ABSOLUTELY NOT THE A here!
My husband is an auto technician and this type of family poo happened ALL THE TIME!
Your wife is wrong, you aren’t being petty, and SIL is a spoiled brat (even at 23).
Next time, speak up and say “sure, I’ll do it, but that’s gonna be $30”. When everyone starts laughing (cause they will) don’t smile, don’t do anything, just stand there looking at her. Hopefully the point will be made.
NTA, bad choice of woman though if she acts like that
NAH but a lot of pettiness and terrible communication
OP – offer to help her learn to change her own oil? And if she cant learn/assist on your schedule, send her a youtube on how?
Then in theory, you won’t have to do her oil ever again, but it gets the car taken of this time?
JFC what kind of grown man leaves someone on read to be a petty child.
YTA. Is this a hill you want to die on? Is this worth a family feud? Is this worth causing animosity between you, your wife, and her family?
Your SIL had every right to look for someone else if your Saturday time wasn’t convenient for her or if there was someone closer to home. She should have told you that, instead of leaving you on read. However, it doesn’t change the fact that she needs her oil changed. You could stop being petty and put that research to good use instead of resentment and waste. You got your little dig in and revenge by leaving her on read. Now, you can act like a mature adult and address it with SIL directly. Tell her that you can do it, but the next time she sees that you messaged her that you will expect a response yes or no out of courtesy and respect for you and your time since you are doing her a favor for free. Leaving your messages on read without any response is rude and unacceptable as you could have done something else with your time that you allotted to her.
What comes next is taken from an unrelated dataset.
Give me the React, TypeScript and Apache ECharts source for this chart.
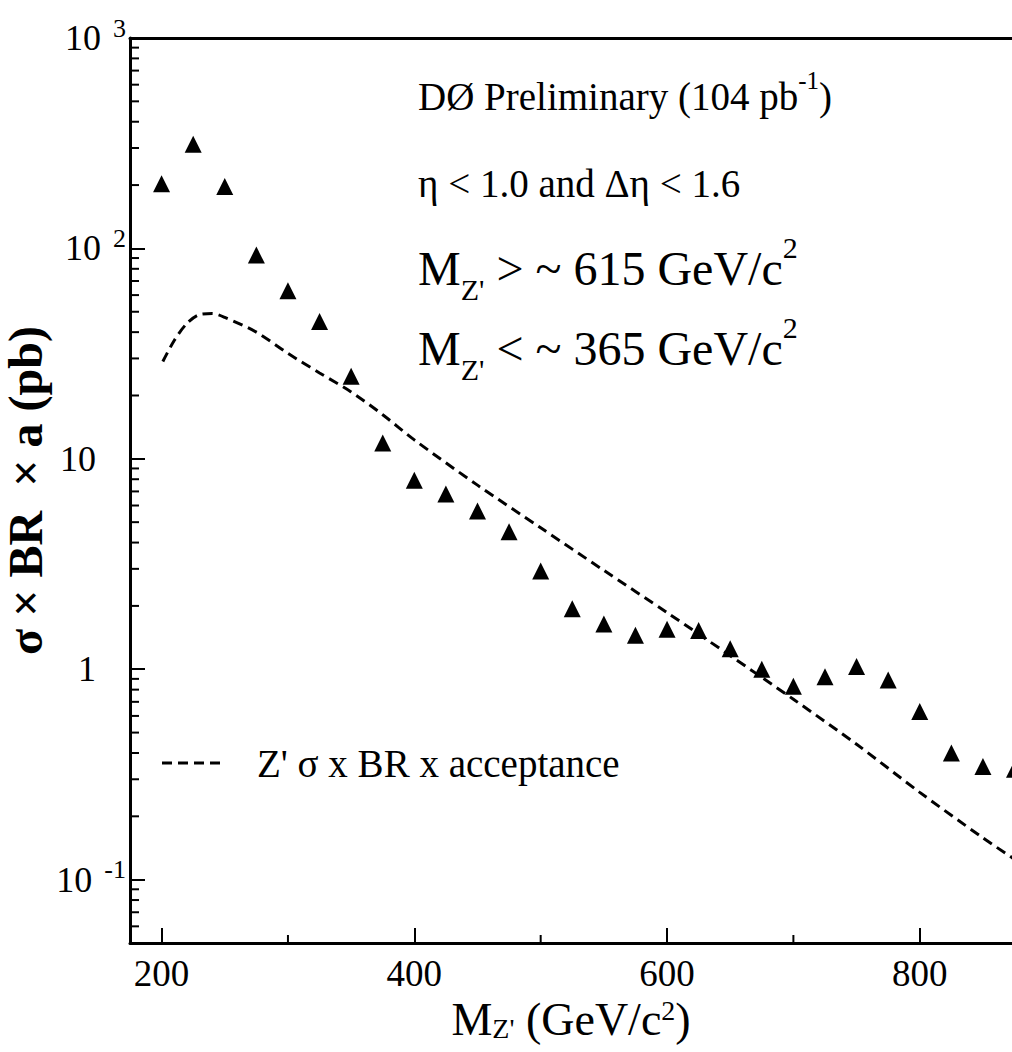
import React, { useEffect, useRef } from 'react';
import * as echarts from 'echarts';

// Data points (triangles): Z' mass (GeV/c^2) vs sigma x BR x a limit (pb)
const massPoints = [200, 225, 250, 275, 300, 325, 350, 375, 400, 425, 450, 475, 500, 525, 550, 575, 600, 625, 650, 675, 700, 725, 750, 775, 800, 825, 850, 875];
const sigmaLimit = [203, 313, 197, 93, 63, 45, 24.7, 11.9, 7.9, 6.8, 5.65, 4.5, 2.93, 1.94, 1.64, 1.45, 1.55, 1.53, 1.25, 1.0, 0.83, 0.92, 1.03, 0.89, 0.63, 0.4, 0.345, 0.335];

// Dashed curve: Z' sigma x BR x acceptance
const curveMass = [201, 210, 220, 230, 240, 250, 275, 300, 325, 350, 375, 400, 450, 500, 550, 600, 650, 700, 750, 800, 850, 875];
const curveSigma = [29, 36.5, 44, 48.5, 49, 47, 40, 31.7, 25.6, 20.8, 16.2, 12.3, 7.5, 4.7, 2.95, 1.86, 1.16, 0.72, 0.44, 0.26, 0.158, 0.125];

// Axis ticks
const xMin = 175;
const xMax = 873;
const yMin = 0.05;
const yMax = 1000;
const xMajorTicks = [200, 400, 600, 800];
const xMinorTicks = [300, 500, 700];
const yMajorTicks = [0.1, 1, 10, 100, 1000];
const yMinorTicks = [
  0.06, 0.07, 0.08, 0.09,
  0.2, 0.3, 0.4, 0.5, 0.6, 0.7, 0.8, 0.9,
  2, 3, 4, 5, 6, 7, 8, 9,
  20, 30, 40, 50, 60, 70, 80, 90,
  200, 300, 400, 500, 600, 700, 800, 900,
];

const FONT = 'Liberation Serif';

export default function App() {
  const ref = useRef<HTMLDivElement>(null);

  useEffect(() => {
    if (!ref.current) return;
    const chart = echarts.init(ref.current, undefined, { renderer: 'svg' });

    const yLabelFormatter = (v: number) => {
      const e = Math.round(Math.log10(v));
      if (e === 0) return '{p|1}';
      if (e === 1) return '{p|10}';
      return '{b|10}{s|' + e + '}';
    };

    const bigRich = {
      m: { fontSize: 48, fontFamily: FONT, color: '#000', lineHeight: 72 },
      sub: { fontSize: 30, fontFamily: FONT, color: '#000', lineHeight: 30, verticalAlign: 'bottom' },
      sup: { fontSize: 30, fontFamily: FONT, color: '#000', lineHeight: 30, verticalAlign: 'top' },
    };

    const option: any = {
      animation: false,
      backgroundColor: '#fff',
      textStyle: { fontFamily: FONT, color: '#000' },
      grid: { left: 130, right: 0, top: 38, bottom: 109, containLabel: false, outerBoundsMode: 'none' },
      xAxis: [
        {
          type: 'value',
          min: xMin,
          max: xMax,
          position: 'bottom',
          axisLine: { show: true, onZero: false, lineStyle: { color: '#000', width: 3 } },
          axisTick: { show: true, inside: true, length: 15, customValues: xMajorTicks, lineStyle: { color: '#000', width: 2 } },
          axisLabel: { show: true, customValues: xMajorTicks, color: '#000', fontFamily: FONT, fontSize: 37, lineHeight: 38, margin: 11 },
          splitLine: { show: false },
          name: "{m|M}{sub|Z'}{m| (GeV/c}{sup|2}{m|)}",
          nameLocation: 'middle',
          nameGap: 53,
          nameMoveOverlap: false,
          nameTextStyle: {
            color: '#000',
            fontFamily: FONT,
            rich: {
              m: { fontSize: 46, fontFamily: FONT, color: '#000', lineHeight: 46 },
              sub: { fontSize: 28, fontFamily: FONT, color: '#000', lineHeight: 16, verticalAlign: 'bottom' },
              sup: { fontSize: 28, fontFamily: FONT, color: '#000', lineHeight: 22, verticalAlign: 'top' },
            },
          },
        },
        {
          type: 'value',
          min: xMin,
          max: xMax,
          position: 'top',
          axisLine: { show: true, onZero: false, lineStyle: { color: '#000', width: 3 } },
          axisTick: { show: false },
          axisLabel: { show: false },
          splitLine: { show: false },
        },
      ],
      yAxis: {
        type: 'log',
        logBase: 10,
        min: yMin,
        max: yMax,
        axisLine: { show: true, onZero: false, lineStyle: { color: '#000', width: 3 } },
        axisTick: { show: true, inside: true, length: 15, customValues: yMajorTicks, lineStyle: { color: '#000', width: 2 } },
        axisLabel: {
          show: true,
          customValues: yMajorTicks,
          formatter: yLabelFormatter,
          margin: 4,
          rich: {
            p: { fontSize: 36, fontFamily: FONT, color: '#000', padding: [0, 30, 0, 0] },
            b: { fontSize: 36, fontFamily: FONT, color: '#000', lineHeight: 46 },
            s: { fontSize: 26, fontFamily: FONT, color: '#000', lineHeight: 26, verticalAlign: 'top', padding: [0, 0, 0, 12] },
          },
        },
        splitLine: { show: false },
        name: 'σ × BR  × a (pb)',
        nameLocation: 'middle',
        nameRotate: 90,
        nameGap: 80,
        nameMoveOverlap: false,
        nameTextStyle: { color: '#000', fontFamily: FONT, fontSize: 48, fontWeight: 'bold', lineHeight: 50 },
      },
      series: [
        {
          type: 'line',
          data: curveMass.map((m, i) => [m, curveSigma[i]]),
          smooth: 0.3,
          showSymbol: false,
          symbol: 'none',
          lineStyle: { color: '#000', width: 3, type: [10, 6], opacity: 1 },
          silent: true,
        },
        {
          type: 'scatter',
          data: massPoints.map((m, i) => [m, sigmaLimit[i]]),
          symbol: 'triangle',
          symbolSize: 17,
          itemStyle: { color: '#000', opacity: 1 },
          clip: false,
        },
        {
          type: 'custom',
          silent: true,
          clip: false,
          data: yMinorTicks.map((v) => [xMin, v]),
          renderItem: (params: any, api: any) => {
            const p = api.coord([api.value(0), api.value(1)]);
            return {
              type: 'line',
              shape: { x1: p[0], y1: p[1], x2: p[0] + 9, y2: p[1] },
              style: { stroke: '#000', lineWidth: 2 },
            };
          },
        },
        {
          type: 'custom',
          silent: true,
          clip: false,
          data: xMinorTicks.map((v) => [v, yMin]),
          renderItem: (params: any, api: any) => {
            const p = api.coord([api.value(0), api.value(1)]);
            return {
              type: 'line',
              shape: { x1: p[0], y1: p[1], x2: p[0], y2: p[1] - 8 },
              style: { stroke: '#000', lineWidth: 2 },
            };
          },
        },
      ],
      graphic: [
        {
          type: 'text',
          x: 418,
          y: 96,
          style: {
            text: '{a|DØ Preliminary (104 pb}{s|-1}{a|)}',
            verticalAlign: 'middle',
            align: 'left',
            rich: {
              a: { fontSize: 39, fontFamily: FONT, fill: '#000', lineHeight: 56 },
              s: { fontSize: 25, fontFamily: FONT, fill: '#000', lineHeight: 25, verticalAlign: 'top' },
            },
          },
        },
        {
          type: 'text',
          x: 418,
          y: 183,
          style: {
            text: 'η < 1.0 and Δη < 1.6',
            verticalAlign: 'middle',
            align: 'left',
            fontSize: 39,
            fontFamily: FONT,
            fill: '#000',
          },
        },
        {
          type: 'text',
          x: 418,
          y: 268,
          style: {
            text: "{m|M}{sub|Z'}{m| > ~ 615 GeV/c}{sup|2}",
            verticalAlign: 'middle',
            align: 'left',
            rich: bigRich,
          },
        },
        {
          type: 'text',
          x: 418,
          y: 348,
          style: {
            text: "{m|M}{sub|Z'}{m| < ~ 365 GeV/c}{sup|2}",
            verticalAlign: 'middle',
            align: 'left',
            rich: bigRich,
          },
        },
        {
          type: 'line',
          shape: { x1: 162, y1: 763, x2: 220, y2: 763 },
          style: { stroke: '#000', lineWidth: 3, lineDash: [10, 6] },
        },
        {
          type: 'text',
          x: 257,
          y: 763,
          style: {
            text: "Z' σ x BR x acceptance",
            verticalAlign: 'middle',
            align: 'left',
            fontSize: 39,
            fontFamily: FONT,
            fill: '#000',
          },
        },
      ],
    };

    chart.setOption(option);
    return () => chart.dispose();
  }, []);

  return (
    <div
      ref={ref}
      style={{ position: 'absolute', left: 0, top: 0, width: 1012, height: 1052, background: '#fff' }}
    />
  );
}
If she can’t abide by your terms going forward, she will have to find someone else who will do her car repairs and maintenance for her.
23 is an adult. She asked for a favor and made you do work and then ignored you. She talked her way out of help. NTA. Your wife should be talking to her sister about wasting your time not bothering you.
23 is not a kid. Most shade trees refuse to do oil changes because they’re a pain in the ass. I know this because my shop gets the oil changes instead, meaning we’re not making any money.
NTA, but consider charging and seeing if that makes it worthwhile. She was clearly willing to pay someone else.
NTA. What sticks out to me here is: 23 is not a “kid.” I mean, I’m about to be 27 and I still call myself a kid, but when I was 23 I was married, had my degree, and was a homeowner??? Definitely old enough to know better and I would have absolutely not done this to somebody in my life.